See the Spanking Art controversy on Wikia, Moulton. Anankastic tactics got an entire Wikia site mothballed in just a few days. The boys at Wikia, Inc. even put in overtime on a weekend to "conciliate" that one.

Stay tuned. We have another anankastic volcano that's going to erupt in June.
Moulton
QUOTE(thekohser @ Tue 29th April 2008, 11:00am) *
After we bring sweeping reform and/or destruction to Wikipedia, who is on board for a new message forum called Journalism Review?

See the Media Ethics Blog.

QUOTE
Anankastic tactics got an entire Wikia site mothballed in just a few days. The boys at Wikia, Inc. even put in overtime on a weekend to "conciliate" that one.

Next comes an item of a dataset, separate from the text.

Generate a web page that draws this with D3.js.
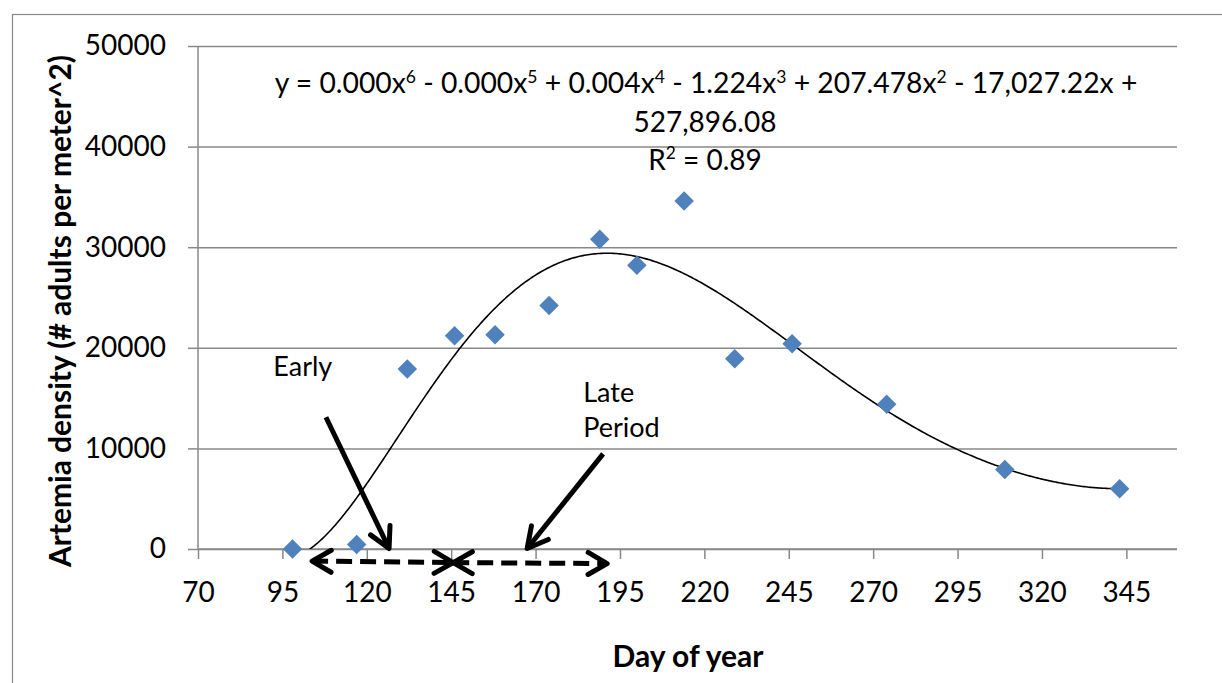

They initially dug in their heels, then decided it wasn't worth the fight.

But I'm not convinced that it was coercion so much as embarrassment in that case.

QUOTE
Stay tuned. We have another anankastic volcano that's going to erupt in June.

Can we have a preview of what's coming soon to the drama screen?
Moulton
QUOTE(thekohser @ Tue 29th April 2008, 11:00am) *
Hennessy-Fiske's response:

You're right, it did come from an anonymous IP address, and I phrased it that way so that readers would get the point that the messages could not be immediately identified/traced.

This is what Kim Bruning calls a lie-to-children — an expression that describes a form of simplification of material for consumption by children.
thekohser
Note...

The WikiEN-l mailing list is finally waking up to this story:

http://lists.wikimedia.org/pipermail/wikie...ril/093368.html

Of course, they'll make no mention of Wikipedia Review as having already scooped this yesterday:

http://wikipediareview.com/index.php?showtopic=17748

Greg
Moulton
The WR news scraper picked this story up yesterday morning.

Tony Sidaway posted the same story alert to the WP mailing list last night.

I'm less concerned about the 10 hour scoop advantage and more concerned about the need to understand the underlying socio-cultural dynamics of these Columbine-like occurrences.